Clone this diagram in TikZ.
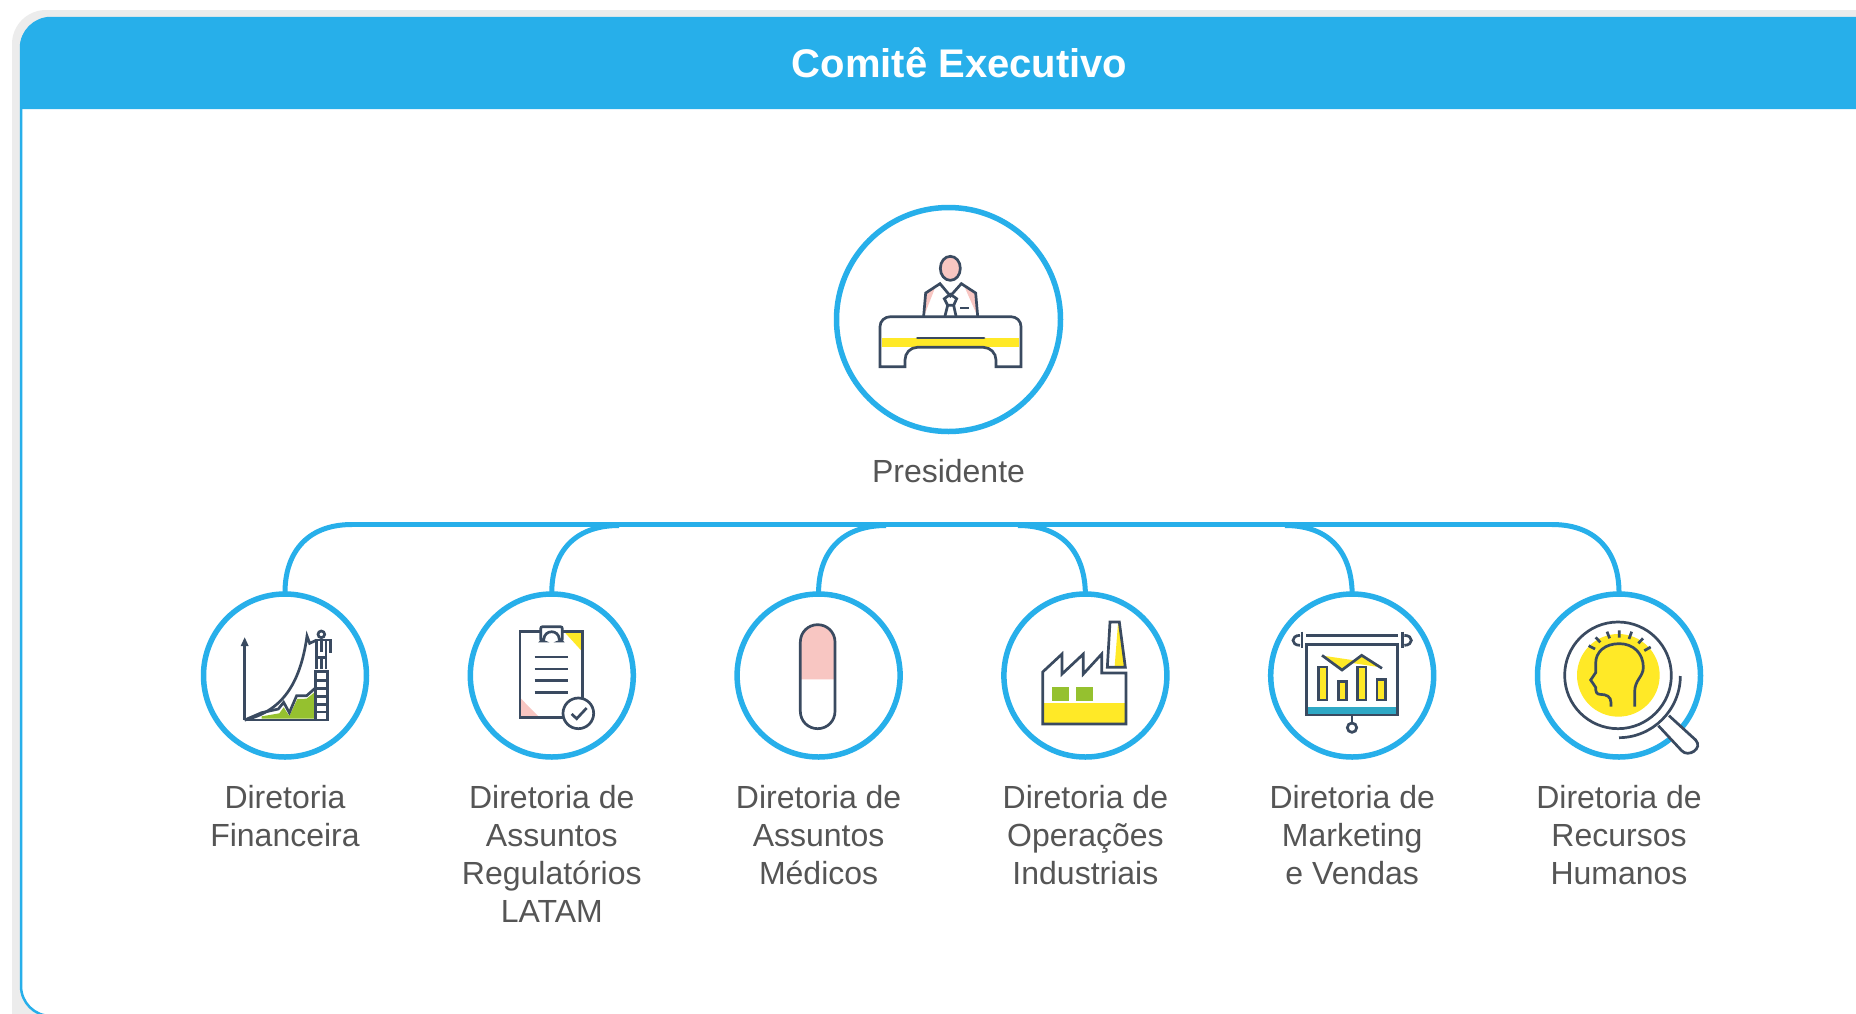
\documentclass[tikz,border=0pt]{standalone}
\usepackage{fontspec}
\setmainfont{Liberation Sans}
\definecolor{skyb}{HTML}{27AFEA}
\definecolor{navy}{HTML}{3A4A60}
\definecolor{yell}{HTML}{FFE927}
\definecolor{pinkk}{HTML}{F8C6C2}
\definecolor{grn}{HTML}{95C12F}
\definecolor{teall}{HTML}{2FA8C5}
\definecolor{edgegray}{HTML}{ECECEC}
\definecolor{txtgray}{HTML}{555555}
\tikzset{
  ink/.style={draw=navy,line width=2.7pt,line join=miter},
  ring/.style={circle,draw=skyb,fill=white,line width=5.5pt,inner sep=0pt,outer sep=0pt},
  bigring/.style={ring,minimum size=224pt},
  smallring/.style={ring,minimum size=163pt},
  link/.style={draw=skyb,line width=5pt},
  lbl/.style={font=\fontsize{32}{38}\selectfont,text=txtgray,align=center,anchor=north,inner sep=0pt},
  icon/.style={x=0.33333pt,y=-0.33333pt}
}
\begin{document}
\begin{tikzpicture}[x=1pt,y=-1pt]
\useasboundingbox (0,0) rectangle (1856,1013);
\clip (0,0) rectangle (1856,1013);
\fill[white] (0,0) rectangle (1856,1013);
% frame
\fill[edgegray,rounded corners=34pt] (12,10) rectangle (1950,1100);
\fill[white,rounded corners=30pt] (21,18) rectangle (1950,1016);
\draw[skyb,line width=2.5pt,rounded corners=30pt] (21,18) rectangle (1950,1016);
\fill[skyb] (20,109) -- (20,48.5) .. controls (20,31.5) and (33,18.5) .. (50,18.5) -- (1950,18.5) -- (1950,109) -- cycle;
\node[font=\bfseries\fontsize{40}{48}\selectfont,text=white,inner sep=0pt] (title) at (959.5,63) {Comitê Executivo};
% rings
\node[bigring] (pres) at (948.5,319.5) {};
\node[smallring] (d1) at (285,675.5) {};
\node[smallring] (d2) at (551.8,675.5) {};
\node[smallring] (d3) at (818.6,675.5) {};
\node[smallring] (d4) at (1085.4,675.5) {};
\node[smallring] (d5) at (1352.2,675.5) {};
\node[smallring] (d6) at (1619,675.5) {};
% connectors
\coordinate (t1) at (352,524.5);
\coordinate (t2) at (619,525.5);
\coordinate (t3) at (886,525.5);
\coordinate (t4) at (1018,525.5);
\coordinate (t5) at (1285,525.5);
\coordinate (t6) at (1552,524.5);
\draw[link] (t1) -- (t6);
\draw[link] (d1.north) .. controls (284.5,555) and (305,524.5) .. (t1);
\draw[link] (d2.north) .. controls (551.3,555) and (572,525.5) .. (t2);
\draw[link] (d3.north) .. controls (818.1,555) and (839,525.5) .. (t3);
\draw[link] (d4.north) .. controls (1084.9,555) and (1065,525.5) .. (t4);
\draw[link] (d5.north) .. controls (1351.7,555) and (1332,525.5) .. (t5);
\draw[link] (d6.north) .. controls (1619.5,555) and (1599,524.5) .. (t6);
% labels
\node[lbl] (lp) at (948.5,459) {Presidente};
\node[lbl] (l1) at (285,785.5) {Diretoria\\Financeira};
\node[lbl] (l2) at (551.8,785.5) {Diretoria de\\Assuntos\\Regulatórios\\LATAM};
\node[lbl] (l3) at (818.6,785.5) {Diretoria de\\Assuntos\\Médicos};
\node[lbl] (l4) at (1085.4,785.5) {Diretoria de\\Operações\\Industriais};
\node[lbl] (l5) at (1352.2,785.5) {Diretoria de\\Marketing\\e Vendas};
\node[lbl] (l6) at (1619,785.5) {Diretoria de\\Recursos\\Humanos};
% president icon
\begin{scope}[shift={(820,195)},icon]
\fill[yell] (186,429) rectangle (598,456);
\fill[pinkk] (317,296) -- (345,279) -- (314,358) -- cycle;
\fill[pinkk] (467,296) -- (432,272) -- (470,358) -- cycle;
\path[ink,fill=pinkk] (391,184) .. controls (374,184) and (361,200) .. (361,220) .. controls (361,240) and (374,256) .. (391,256) .. controls (408,256) and (421,240) .. (421,220) .. controls (421,200) and (408,184) .. (391,184) -- cycle;
\path[ink] (311,363) -- (317,294) -- (360,266) -- (391,303) -- (424,266) -- (467,294) -- (473,363);
\path[ink] (391,298) -- (410,311) -- (401,331) -- (383,331) -- (373,311) -- cycle;
\path[ink] (383,331) -- (375,363) (401,331) -- (408,363);
\path[ink] (421,339) -- (448,339);
\path[ink] (180,515) -- (180,395) .. controls (180,378) and (194,365) .. (212,365) -- (572,365) .. controls (590,365) and (603,378) .. (603,395) -- (603,515) -- (528,515) -- (528,495) .. controls (528,474) and (511,457) .. (490,457) -- (292,457) .. controls (271,457) and (255,474) .. (255,495) -- (255,515) -- cycle;
\path[ink,line cap=round] (292,429) -- (492,429);
\end{scope}
% finance icon
\begin{scope}[shift={(190,580)},icon]
\fill[grn] (215,409) -- (268,400) -- (281,382) -- (298,408) -- (322,357) -- (350,356) -- (372,338) -- (372,416) -- (215,416) -- cycle;
\path[ink] (164,420) -- (164,195);
\fill[navy] (152,198) -- (164,172) -- (176,198) -- cycle;
\path[ink] (164,420) -- (412,420);
\path[ink] (376,274) rectangle (412,420);
\path[ink] (376,302) -- (412,302) (376,325) -- (412,325) (376,350) -- (412,350) (376,373) -- (412,373) (376,396) -- (412,396);
\path[ink] (164,420) .. controls (270,395) and (330,320) .. (351,168) -- (359,190) -- (380,180);
\path[ink] (164,420) -- (215,398) -- (265,387) -- (281,367) -- (298,398) -- (320,347) -- (350,347) -- (375,325);
\path[ink] (394,163) circle[radius=10];
\path[ink] (380,268) -- (380,180) -- (421,180) -- (421,220);
\path[ink] (408,268) -- (408,182);
\path[ink] (394,232) -- (394,268) (380,232) -- (408,232);
\path[ink] (394,182) -- (394,215);
\end{scope}
% clipboard icon
\begin{scope}[shift={(460,580)},icon]
\fill[yell] (315,158) -- (366,158) -- (366,214) -- cycle;
\fill[pinkk] (182,355) -- (182,414) -- (240,414) -- cycle;
\path[ink] (180,155) rectangle (368,413);
\path[ink,fill=white,rounded corners=2pt] (242,183) -- (242,140) -- (307,140) -- (307,183) -- (298,183) .. controls (296,148) and (254,148) .. (251,183) -- cycle;
\path[ink] (224,231) -- (325,231) (224,267) -- (325,267) (224,302) -- (325,302) (224,338) -- (325,338);
\path[ink,fill=white] (355,400) circle[radius=46];
\path[ink] (335,402) -- (350,416) -- (380,384);
\end{scope}
% pill icon
\begin{scope}[shift={(725,580)},icon]
\fill[pinkk] (226,298) -- (226,186) .. controls (226,157) and (249,134) .. (278,134) .. controls (307,134) and (330,157) .. (330,186) -- (330,298) -- cycle;
\path[ink] (226,186) .. controls (226,157) and (249,134) .. (278,134) .. controls (307,134) and (330,157) .. (330,186) -- (330,394) .. controls (330,423) and (307,446) .. (278,446) .. controls (249,446) and (226,423) .. (226,394) -- cycle;
\end{scope}
% factory icon
\begin{scope}[shift={(990,580)},icon]
\fill[yell] (162,369) rectangle (404,428);
\fill[grn] (186,321) rectangle (236,363);
\fill[grn] (258,321) rectangle (308,363);
\fill[yell] (384,130) -- (388,130) -- (403,259) -- (374,259) -- cycle;
\path[ink] (158,432) -- (158,276) -- (216,222) -- (216,282) -- (280,222) -- (280,282) -- (335,222) -- (335,279) -- (408,279) -- (408,432) -- cycle;
\path[ink] (360,126) -- (388,126) -- (406,262) -- (352,262) -- cycle;
\end{scope}
% marketing icon
\begin{scope}[shift={(1260,580)},icon]
\fill[teall] (144,381) rectangle (408,402);
\fill[yell] (195,228) -- (290,242) -- (246,268) -- cycle;
\fill[yell] (305,228) -- (362,262) -- (270,248) -- cycle;
\path[ink] (138,166) -- (414,166);
\path[ink] (126,155) -- (126,203) (427,155) -- (427,203);
\path[ink] (120,166) .. controls (92,166) and (92,196) .. (120,196);
\path[ink] (433,166) .. controls (461,166) and (461,196) .. (433,196);
\path[ink] (140,194) rectangle (412,405);
\path[ink,fill=yell] (176,261) rectangle (201,360);
\path[ink,fill=yell] (235,305) rectangle (260,360);
\path[ink,fill=yell] (293,261) rectangle (318,360);
\path[ink,fill=yell] (351,298) rectangle (376,360);
\path[ink] (186,226) -- (246,270) -- (305,226) -- (366,265);
\path[ink] (276,405) -- (276,430);
\path[ink,fill=white] (276,443) circle[radius=14];
\end{scope}
% human resources icon
\begin{scope}[shift={(1525,580)},icon]
\fill[yell] (280,286) circle[radius=124];
\path[ink] (279,286) circle[radius=160];
\path[ink] (466,288) .. controls (466,390) and (382,473) .. (282,473);
\path[ink,fill=white] (400,437) -- (470,512) .. controls (490,534) and (535,505) .. (512,480) -- (432,407);
\path[ink] (258,380) -- (258,368) .. controls (258,350) and (245,343) .. (225,343) .. controls (214,343) and (212,335) .. (212,322) -- (197,300) -- (212,278) -- (212,250) .. controls (212,215) and (240,191) .. (283,191) .. controls (325,191) and (355,220) .. (355,262) .. controls (355,290) and (329,300) .. (329,335) -- (329,380);
\path[ink] (191,197) -- (210,207) (212,172) -- (226,187) (246,155) -- (254,175) (283,151) -- (283,173) (320,155) -- (312,177) (354,175) -- (340,190) (377,201) -- (358,212);
\end{scope}
\end{tikzpicture}
\end{document}
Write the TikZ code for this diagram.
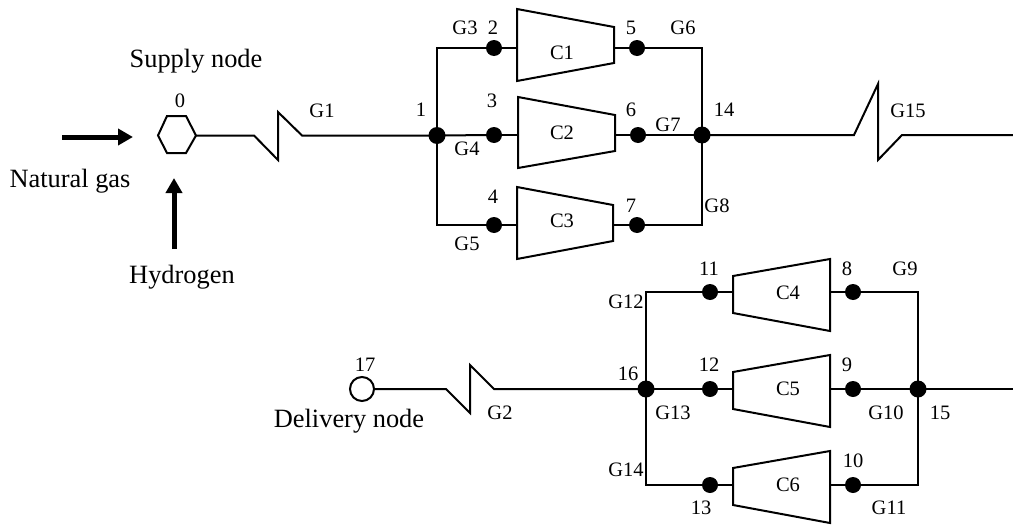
- - -
Report only how many lines in the entries contain "this".

2